EXERCISE BRIEF: Reproduce the listing below from the line with "Rebuild this diagram" to the line with "(tbauth) at (38,510)", both lines included, character for character, minus any pictures.

RECORDS FOR THE EXERCISE:
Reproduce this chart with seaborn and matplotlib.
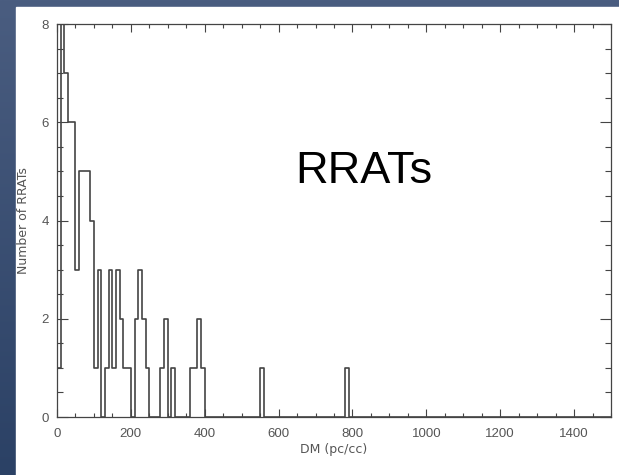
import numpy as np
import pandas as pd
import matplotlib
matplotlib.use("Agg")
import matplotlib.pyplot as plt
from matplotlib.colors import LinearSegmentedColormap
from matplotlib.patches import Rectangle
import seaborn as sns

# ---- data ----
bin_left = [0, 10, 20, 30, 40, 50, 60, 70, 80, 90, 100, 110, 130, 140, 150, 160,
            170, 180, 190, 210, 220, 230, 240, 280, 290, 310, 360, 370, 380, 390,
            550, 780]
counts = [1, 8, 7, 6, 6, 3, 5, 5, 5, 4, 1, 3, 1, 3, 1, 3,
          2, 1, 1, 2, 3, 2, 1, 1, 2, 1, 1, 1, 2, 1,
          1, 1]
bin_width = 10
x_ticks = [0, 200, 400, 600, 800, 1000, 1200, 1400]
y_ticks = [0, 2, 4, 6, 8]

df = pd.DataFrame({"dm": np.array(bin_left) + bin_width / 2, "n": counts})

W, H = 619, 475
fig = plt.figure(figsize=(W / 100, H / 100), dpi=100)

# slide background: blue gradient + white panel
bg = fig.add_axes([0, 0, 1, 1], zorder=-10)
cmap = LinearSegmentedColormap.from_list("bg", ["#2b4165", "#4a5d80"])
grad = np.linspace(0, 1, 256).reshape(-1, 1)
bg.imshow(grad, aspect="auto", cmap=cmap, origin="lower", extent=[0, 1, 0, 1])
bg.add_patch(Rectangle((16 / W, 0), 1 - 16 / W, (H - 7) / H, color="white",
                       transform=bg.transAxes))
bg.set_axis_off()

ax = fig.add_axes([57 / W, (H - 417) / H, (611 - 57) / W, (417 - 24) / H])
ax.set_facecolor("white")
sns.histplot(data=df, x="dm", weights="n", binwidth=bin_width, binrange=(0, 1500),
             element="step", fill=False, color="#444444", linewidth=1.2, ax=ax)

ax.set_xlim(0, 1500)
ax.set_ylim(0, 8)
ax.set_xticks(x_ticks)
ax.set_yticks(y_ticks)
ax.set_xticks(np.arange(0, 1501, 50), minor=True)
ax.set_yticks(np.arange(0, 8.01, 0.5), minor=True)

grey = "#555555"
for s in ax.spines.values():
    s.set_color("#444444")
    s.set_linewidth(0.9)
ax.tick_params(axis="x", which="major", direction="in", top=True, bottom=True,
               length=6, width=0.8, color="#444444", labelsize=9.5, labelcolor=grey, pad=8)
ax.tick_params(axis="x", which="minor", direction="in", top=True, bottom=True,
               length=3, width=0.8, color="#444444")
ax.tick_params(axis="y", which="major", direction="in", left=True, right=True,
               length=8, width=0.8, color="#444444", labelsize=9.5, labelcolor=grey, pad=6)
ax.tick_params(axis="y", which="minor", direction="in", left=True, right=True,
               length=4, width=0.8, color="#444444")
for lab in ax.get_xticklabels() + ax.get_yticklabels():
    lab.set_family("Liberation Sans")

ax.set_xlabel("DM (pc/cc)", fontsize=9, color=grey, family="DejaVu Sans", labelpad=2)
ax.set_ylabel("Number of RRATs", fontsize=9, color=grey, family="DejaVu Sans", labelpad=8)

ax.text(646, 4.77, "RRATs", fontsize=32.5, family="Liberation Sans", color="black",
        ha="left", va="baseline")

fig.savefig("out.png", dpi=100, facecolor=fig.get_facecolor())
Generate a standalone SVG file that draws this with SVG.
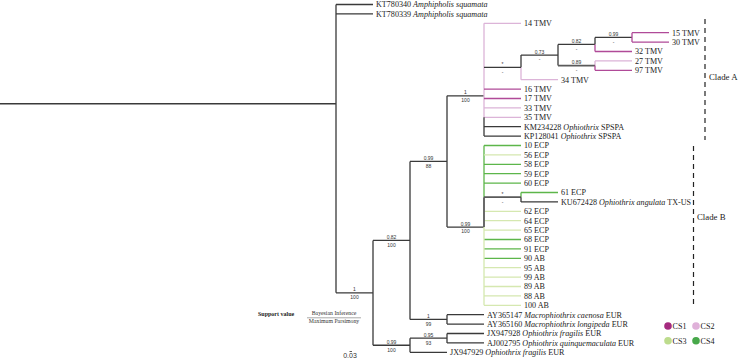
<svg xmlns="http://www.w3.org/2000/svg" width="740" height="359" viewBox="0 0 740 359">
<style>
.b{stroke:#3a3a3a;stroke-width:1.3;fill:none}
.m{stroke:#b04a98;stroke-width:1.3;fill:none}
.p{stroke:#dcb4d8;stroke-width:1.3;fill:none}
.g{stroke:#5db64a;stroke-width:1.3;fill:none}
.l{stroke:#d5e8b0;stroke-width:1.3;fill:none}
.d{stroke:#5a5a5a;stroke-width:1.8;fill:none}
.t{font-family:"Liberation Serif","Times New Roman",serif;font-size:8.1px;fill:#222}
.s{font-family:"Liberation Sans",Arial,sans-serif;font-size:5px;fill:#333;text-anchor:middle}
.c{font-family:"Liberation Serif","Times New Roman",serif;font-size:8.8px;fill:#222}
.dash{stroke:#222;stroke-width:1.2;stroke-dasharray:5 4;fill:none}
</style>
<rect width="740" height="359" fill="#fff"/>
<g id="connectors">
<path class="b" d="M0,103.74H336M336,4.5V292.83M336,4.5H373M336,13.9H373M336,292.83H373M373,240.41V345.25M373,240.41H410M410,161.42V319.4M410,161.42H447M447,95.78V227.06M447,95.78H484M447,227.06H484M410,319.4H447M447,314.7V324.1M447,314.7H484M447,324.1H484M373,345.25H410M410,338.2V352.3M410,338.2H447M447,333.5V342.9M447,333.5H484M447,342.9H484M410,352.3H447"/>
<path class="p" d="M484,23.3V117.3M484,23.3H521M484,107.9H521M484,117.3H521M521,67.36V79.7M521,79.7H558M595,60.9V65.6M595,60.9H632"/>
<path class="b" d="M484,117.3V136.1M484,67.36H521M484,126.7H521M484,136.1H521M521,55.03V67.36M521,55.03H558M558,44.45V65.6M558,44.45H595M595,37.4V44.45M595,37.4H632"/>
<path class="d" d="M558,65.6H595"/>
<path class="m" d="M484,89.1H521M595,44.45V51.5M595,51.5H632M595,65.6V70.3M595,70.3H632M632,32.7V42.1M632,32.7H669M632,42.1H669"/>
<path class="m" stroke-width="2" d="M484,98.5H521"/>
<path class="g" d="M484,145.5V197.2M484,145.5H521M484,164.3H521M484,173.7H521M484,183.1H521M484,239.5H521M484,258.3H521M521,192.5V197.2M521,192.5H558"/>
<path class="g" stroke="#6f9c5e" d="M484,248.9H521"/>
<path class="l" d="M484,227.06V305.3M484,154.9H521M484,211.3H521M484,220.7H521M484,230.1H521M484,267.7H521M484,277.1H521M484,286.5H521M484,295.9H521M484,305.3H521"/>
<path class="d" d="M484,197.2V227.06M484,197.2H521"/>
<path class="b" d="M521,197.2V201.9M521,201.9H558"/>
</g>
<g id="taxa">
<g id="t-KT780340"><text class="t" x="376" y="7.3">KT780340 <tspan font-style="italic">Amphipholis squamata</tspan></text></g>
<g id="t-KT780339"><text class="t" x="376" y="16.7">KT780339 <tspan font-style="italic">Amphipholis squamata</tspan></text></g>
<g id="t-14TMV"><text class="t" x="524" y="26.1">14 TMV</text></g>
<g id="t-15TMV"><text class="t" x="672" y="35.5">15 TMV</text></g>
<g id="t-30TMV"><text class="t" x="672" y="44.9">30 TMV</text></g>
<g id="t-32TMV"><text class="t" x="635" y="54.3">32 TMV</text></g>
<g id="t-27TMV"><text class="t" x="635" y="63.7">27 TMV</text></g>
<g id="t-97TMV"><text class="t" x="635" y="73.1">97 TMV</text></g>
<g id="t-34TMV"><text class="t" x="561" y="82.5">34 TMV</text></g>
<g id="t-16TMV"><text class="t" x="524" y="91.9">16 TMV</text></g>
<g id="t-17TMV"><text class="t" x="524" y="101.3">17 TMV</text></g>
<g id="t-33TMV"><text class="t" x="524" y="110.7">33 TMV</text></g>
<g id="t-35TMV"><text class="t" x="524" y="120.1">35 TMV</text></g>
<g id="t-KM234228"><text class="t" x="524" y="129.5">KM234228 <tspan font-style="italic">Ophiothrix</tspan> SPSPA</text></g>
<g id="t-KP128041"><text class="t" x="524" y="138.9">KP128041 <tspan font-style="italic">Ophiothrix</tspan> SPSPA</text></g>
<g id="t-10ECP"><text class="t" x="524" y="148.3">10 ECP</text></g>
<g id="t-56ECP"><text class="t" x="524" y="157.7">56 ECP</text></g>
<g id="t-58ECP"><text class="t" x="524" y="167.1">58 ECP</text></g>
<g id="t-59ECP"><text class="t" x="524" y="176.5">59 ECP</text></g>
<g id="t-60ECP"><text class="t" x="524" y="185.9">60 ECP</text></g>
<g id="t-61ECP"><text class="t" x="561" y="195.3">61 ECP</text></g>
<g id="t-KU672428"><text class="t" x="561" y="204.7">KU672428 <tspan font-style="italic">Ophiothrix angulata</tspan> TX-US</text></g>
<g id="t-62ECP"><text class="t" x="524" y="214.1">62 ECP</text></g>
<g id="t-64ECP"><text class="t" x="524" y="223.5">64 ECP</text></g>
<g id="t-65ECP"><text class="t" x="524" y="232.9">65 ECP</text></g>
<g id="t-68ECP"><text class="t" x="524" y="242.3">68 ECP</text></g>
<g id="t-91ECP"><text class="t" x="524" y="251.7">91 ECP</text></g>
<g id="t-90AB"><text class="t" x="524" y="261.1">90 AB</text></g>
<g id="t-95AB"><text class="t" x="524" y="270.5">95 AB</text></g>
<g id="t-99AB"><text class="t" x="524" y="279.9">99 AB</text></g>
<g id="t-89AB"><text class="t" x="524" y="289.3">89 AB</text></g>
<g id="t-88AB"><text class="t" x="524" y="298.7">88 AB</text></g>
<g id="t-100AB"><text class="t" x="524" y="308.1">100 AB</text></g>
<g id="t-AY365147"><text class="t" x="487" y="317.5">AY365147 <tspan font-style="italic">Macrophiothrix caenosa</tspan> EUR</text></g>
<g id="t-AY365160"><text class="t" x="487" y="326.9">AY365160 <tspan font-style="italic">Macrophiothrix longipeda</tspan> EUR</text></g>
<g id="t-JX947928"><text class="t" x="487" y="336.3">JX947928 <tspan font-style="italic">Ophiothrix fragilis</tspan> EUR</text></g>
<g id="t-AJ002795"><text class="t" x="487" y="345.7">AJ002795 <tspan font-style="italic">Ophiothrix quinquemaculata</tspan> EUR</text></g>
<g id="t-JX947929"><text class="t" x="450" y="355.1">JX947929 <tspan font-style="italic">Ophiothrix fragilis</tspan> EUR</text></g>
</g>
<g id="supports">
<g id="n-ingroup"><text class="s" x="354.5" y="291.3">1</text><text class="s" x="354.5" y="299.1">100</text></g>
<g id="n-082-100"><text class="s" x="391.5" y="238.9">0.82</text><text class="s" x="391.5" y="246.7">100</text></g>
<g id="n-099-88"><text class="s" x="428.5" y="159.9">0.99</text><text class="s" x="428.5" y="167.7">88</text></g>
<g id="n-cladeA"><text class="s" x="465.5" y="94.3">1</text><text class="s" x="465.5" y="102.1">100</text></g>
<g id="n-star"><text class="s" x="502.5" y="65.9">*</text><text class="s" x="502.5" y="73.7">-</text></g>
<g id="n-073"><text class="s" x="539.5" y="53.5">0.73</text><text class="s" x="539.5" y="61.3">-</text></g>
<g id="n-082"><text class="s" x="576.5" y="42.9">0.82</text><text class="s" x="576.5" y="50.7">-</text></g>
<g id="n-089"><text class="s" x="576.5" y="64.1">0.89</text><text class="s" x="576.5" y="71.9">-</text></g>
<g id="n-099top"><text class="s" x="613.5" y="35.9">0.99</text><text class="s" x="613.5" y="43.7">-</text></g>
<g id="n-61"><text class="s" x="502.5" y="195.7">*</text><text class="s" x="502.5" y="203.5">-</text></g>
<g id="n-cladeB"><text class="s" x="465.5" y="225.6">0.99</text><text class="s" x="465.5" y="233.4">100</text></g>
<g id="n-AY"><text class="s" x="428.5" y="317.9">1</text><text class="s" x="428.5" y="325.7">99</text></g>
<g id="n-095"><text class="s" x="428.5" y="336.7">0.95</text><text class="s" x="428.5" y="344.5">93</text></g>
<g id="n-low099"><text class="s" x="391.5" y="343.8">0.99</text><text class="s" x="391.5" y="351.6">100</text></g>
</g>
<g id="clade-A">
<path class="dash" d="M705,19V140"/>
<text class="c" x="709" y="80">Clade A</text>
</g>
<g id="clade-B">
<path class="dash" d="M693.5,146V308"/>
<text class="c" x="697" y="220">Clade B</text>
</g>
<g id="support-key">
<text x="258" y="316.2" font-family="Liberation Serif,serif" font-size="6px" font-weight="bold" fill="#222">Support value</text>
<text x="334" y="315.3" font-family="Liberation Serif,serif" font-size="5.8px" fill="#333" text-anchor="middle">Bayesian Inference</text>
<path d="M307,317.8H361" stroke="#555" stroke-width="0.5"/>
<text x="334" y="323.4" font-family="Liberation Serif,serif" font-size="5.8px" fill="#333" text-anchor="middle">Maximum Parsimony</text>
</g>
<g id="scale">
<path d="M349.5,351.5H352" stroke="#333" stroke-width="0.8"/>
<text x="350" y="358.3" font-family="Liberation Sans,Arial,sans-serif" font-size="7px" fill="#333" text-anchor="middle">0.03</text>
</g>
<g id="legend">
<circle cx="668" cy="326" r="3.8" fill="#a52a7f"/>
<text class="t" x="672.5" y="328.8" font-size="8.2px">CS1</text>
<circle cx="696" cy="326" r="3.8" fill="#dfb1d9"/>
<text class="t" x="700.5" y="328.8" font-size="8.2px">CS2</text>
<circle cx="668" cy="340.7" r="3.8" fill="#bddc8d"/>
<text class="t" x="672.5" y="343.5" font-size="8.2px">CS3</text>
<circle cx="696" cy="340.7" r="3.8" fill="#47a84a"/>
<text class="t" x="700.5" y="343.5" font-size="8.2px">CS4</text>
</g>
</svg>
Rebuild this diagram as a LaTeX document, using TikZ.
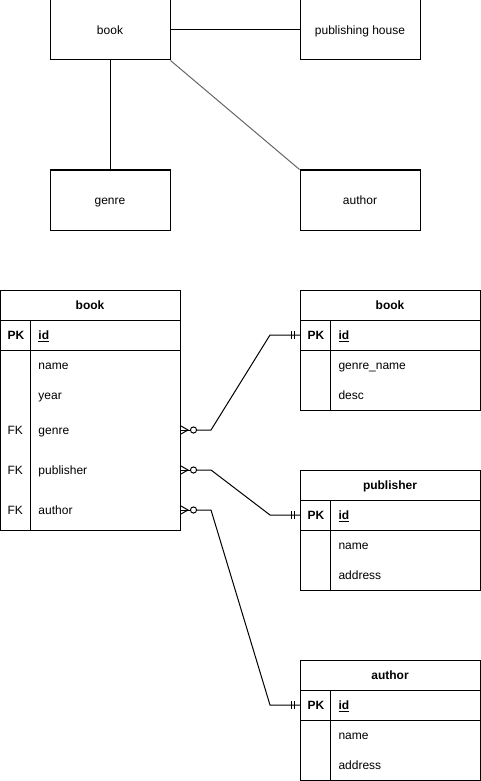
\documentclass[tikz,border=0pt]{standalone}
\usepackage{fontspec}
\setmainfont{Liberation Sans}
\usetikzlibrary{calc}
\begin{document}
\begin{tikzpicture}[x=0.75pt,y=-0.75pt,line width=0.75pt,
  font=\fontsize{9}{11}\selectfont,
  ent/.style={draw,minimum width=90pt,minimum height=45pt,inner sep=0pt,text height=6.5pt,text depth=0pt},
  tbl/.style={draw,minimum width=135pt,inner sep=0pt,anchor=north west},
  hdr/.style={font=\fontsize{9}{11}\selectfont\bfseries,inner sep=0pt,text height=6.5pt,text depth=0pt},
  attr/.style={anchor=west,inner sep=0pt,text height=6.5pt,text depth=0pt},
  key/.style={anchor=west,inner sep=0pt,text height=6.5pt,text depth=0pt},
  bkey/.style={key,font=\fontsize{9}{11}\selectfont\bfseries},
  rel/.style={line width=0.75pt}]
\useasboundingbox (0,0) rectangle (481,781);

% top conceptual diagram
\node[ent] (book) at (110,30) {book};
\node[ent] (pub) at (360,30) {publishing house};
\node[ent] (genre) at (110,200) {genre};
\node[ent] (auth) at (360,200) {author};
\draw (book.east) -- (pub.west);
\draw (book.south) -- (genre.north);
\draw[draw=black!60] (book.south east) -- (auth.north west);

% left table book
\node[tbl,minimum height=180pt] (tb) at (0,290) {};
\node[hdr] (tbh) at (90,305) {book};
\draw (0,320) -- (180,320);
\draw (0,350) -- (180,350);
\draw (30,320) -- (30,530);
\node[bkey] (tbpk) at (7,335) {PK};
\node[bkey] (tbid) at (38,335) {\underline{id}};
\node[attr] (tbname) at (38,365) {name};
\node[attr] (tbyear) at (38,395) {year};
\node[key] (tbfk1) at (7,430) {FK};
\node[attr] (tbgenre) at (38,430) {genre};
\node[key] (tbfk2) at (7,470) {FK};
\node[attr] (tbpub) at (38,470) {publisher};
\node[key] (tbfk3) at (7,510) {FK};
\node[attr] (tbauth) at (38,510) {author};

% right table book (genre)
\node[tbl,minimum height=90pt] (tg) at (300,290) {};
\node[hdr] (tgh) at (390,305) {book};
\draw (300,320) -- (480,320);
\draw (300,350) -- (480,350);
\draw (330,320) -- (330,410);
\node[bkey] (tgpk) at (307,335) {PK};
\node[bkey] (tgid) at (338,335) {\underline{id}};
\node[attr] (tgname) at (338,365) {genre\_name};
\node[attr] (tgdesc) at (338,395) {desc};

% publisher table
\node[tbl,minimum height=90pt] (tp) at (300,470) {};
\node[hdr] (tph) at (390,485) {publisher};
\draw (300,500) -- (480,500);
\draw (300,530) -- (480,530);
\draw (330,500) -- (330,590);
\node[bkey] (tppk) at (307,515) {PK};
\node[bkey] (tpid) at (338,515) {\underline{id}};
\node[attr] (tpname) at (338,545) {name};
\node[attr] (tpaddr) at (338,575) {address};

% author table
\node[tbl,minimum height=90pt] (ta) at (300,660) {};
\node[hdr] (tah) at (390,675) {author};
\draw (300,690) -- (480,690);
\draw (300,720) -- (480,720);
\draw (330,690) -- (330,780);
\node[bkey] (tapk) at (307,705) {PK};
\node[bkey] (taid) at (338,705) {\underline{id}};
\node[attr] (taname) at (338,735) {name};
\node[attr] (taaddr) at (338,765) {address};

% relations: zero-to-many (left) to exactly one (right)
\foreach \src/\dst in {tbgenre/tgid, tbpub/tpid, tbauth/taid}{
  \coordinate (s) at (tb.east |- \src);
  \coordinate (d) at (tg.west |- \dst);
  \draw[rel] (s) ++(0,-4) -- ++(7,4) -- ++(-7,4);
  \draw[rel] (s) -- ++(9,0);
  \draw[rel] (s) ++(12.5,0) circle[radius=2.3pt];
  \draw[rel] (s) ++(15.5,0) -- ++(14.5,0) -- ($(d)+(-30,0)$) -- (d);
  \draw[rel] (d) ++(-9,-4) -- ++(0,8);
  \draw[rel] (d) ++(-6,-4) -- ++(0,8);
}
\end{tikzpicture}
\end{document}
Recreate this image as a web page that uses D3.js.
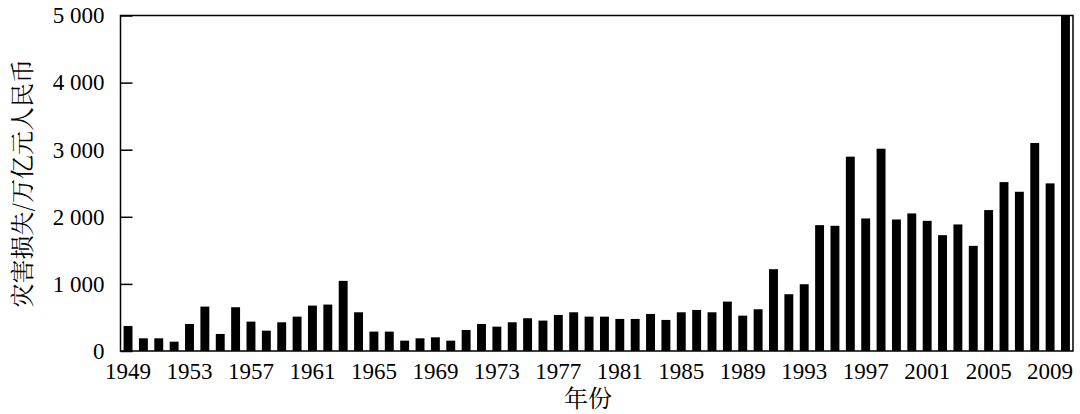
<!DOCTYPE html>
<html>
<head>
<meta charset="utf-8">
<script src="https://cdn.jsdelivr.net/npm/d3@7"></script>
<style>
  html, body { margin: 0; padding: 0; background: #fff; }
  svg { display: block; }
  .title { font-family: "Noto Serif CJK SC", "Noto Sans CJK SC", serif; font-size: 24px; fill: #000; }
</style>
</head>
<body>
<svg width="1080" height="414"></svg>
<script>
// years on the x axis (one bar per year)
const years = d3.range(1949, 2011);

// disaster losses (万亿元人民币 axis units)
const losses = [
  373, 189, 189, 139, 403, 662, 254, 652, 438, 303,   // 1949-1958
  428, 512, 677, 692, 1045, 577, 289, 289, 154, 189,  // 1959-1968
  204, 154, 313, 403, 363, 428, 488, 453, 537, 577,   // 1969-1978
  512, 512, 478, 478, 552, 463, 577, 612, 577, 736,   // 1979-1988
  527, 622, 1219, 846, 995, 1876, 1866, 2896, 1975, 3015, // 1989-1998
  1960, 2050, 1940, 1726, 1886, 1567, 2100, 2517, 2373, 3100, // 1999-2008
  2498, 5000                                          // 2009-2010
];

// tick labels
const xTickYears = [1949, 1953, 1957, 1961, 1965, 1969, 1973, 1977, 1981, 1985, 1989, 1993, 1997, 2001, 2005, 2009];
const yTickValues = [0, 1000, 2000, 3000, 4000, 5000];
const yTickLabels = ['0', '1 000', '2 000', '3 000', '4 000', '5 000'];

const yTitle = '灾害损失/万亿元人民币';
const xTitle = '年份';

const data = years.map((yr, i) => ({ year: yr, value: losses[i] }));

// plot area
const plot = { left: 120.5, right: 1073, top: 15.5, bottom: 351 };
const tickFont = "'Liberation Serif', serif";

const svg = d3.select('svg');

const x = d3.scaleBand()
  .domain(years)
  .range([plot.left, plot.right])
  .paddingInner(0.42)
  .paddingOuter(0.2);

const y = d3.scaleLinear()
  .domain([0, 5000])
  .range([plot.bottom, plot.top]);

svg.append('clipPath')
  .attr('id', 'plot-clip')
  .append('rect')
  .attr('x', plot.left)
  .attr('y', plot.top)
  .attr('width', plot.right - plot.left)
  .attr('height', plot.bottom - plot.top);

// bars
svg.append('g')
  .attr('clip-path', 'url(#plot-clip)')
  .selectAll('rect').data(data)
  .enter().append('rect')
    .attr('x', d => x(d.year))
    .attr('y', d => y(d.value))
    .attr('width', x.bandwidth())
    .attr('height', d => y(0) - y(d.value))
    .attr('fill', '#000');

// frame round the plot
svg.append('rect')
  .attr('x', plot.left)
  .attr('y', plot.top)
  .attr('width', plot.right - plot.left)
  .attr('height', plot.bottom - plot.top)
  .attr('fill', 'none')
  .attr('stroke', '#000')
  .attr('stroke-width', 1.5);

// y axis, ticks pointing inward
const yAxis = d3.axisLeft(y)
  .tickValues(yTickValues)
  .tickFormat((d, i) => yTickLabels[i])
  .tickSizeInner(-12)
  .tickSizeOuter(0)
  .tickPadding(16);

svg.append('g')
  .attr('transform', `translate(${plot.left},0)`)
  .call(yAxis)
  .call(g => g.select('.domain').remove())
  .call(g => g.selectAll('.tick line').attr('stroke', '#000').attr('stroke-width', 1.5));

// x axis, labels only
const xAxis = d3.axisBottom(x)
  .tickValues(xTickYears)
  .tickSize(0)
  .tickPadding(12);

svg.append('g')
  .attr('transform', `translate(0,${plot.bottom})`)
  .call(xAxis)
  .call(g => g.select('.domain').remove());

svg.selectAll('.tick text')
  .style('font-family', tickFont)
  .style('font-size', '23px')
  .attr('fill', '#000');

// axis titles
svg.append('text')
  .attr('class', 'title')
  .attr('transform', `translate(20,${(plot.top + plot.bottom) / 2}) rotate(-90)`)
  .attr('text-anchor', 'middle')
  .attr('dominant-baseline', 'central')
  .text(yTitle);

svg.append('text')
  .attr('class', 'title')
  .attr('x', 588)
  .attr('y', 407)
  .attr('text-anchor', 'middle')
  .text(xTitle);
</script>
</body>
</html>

ANSWER TO THIS EXERCISE:
Rebuild this diagram as a LaTeX document, using TikZ.
\documentclass[tikz,border=0pt]{standalone}
\usepackage{fontspec}
\setmainfont{Liberation Sans}
\usetikzlibrary{calc}
\begin{document}
\begin{tikzpicture}[x=0.75pt,y=-0.75pt,line width=0.75pt,
  font=\fontsize{9}{11}\selectfont,
  ent/.style={draw,minimum width=90pt,minimum height=45pt,inner sep=0pt,text height=6.5pt,text depth=0pt},
  tbl/.style={draw,minimum width=135pt,inner sep=0pt,anchor=north west},
  hdr/.style={font=\fontsize{9}{11}\selectfont\bfseries,inner sep=0pt,text height=6.5pt,text depth=0pt},
  attr/.style={anchor=west,inner sep=0pt,text height=6.5pt,text depth=0pt},
  key/.style={anchor=west,inner sep=0pt,text height=6.5pt,text depth=0pt},
  bkey/.style={key,font=\fontsize{9}{11}\selectfont\bfseries},
  rel/.style={line width=0.75pt}]
\useasboundingbox (0,0) rectangle (481,781);

% top conceptual diagram
\node[ent] (book) at (110,30) {book};
\node[ent] (pub) at (360,30) {publishing house};
\node[ent] (genre) at (110,200) {genre};
\node[ent] (auth) at (360,200) {author};
\draw (book.east) -- (pub.west);
\draw (book.south) -- (genre.north);
\draw[draw=black!60] (book.south east) -- (auth.north west);

% left table book
\node[tbl,minimum height=180pt] (tb) at (0,290) {};
\node[hdr] (tbh) at (90,305) {book};
\draw (0,320) -- (180,320);
\draw (0,350) -- (180,350);
\draw (30,320) -- (30,530);
\node[bkey] (tbpk) at (7,335) {PK};
\node[bkey] (tbid) at (38,335) {\underline{id}};
\node[attr] (tbname) at (38,365) {name};
\node[attr] (tbyear) at (38,395) {year};
\node[key] (tbfk1) at (7,430) {FK};
\node[attr] (tbgenre) at (38,430) {genre};
\node[key] (tbfk2) at (7,470) {FK};
\node[attr] (tbpub) at (38,470) {publisher};
\node[key] (tbfk3) at (7,510) {FK};
\node[attr] (tbauth) at (38,510) {author};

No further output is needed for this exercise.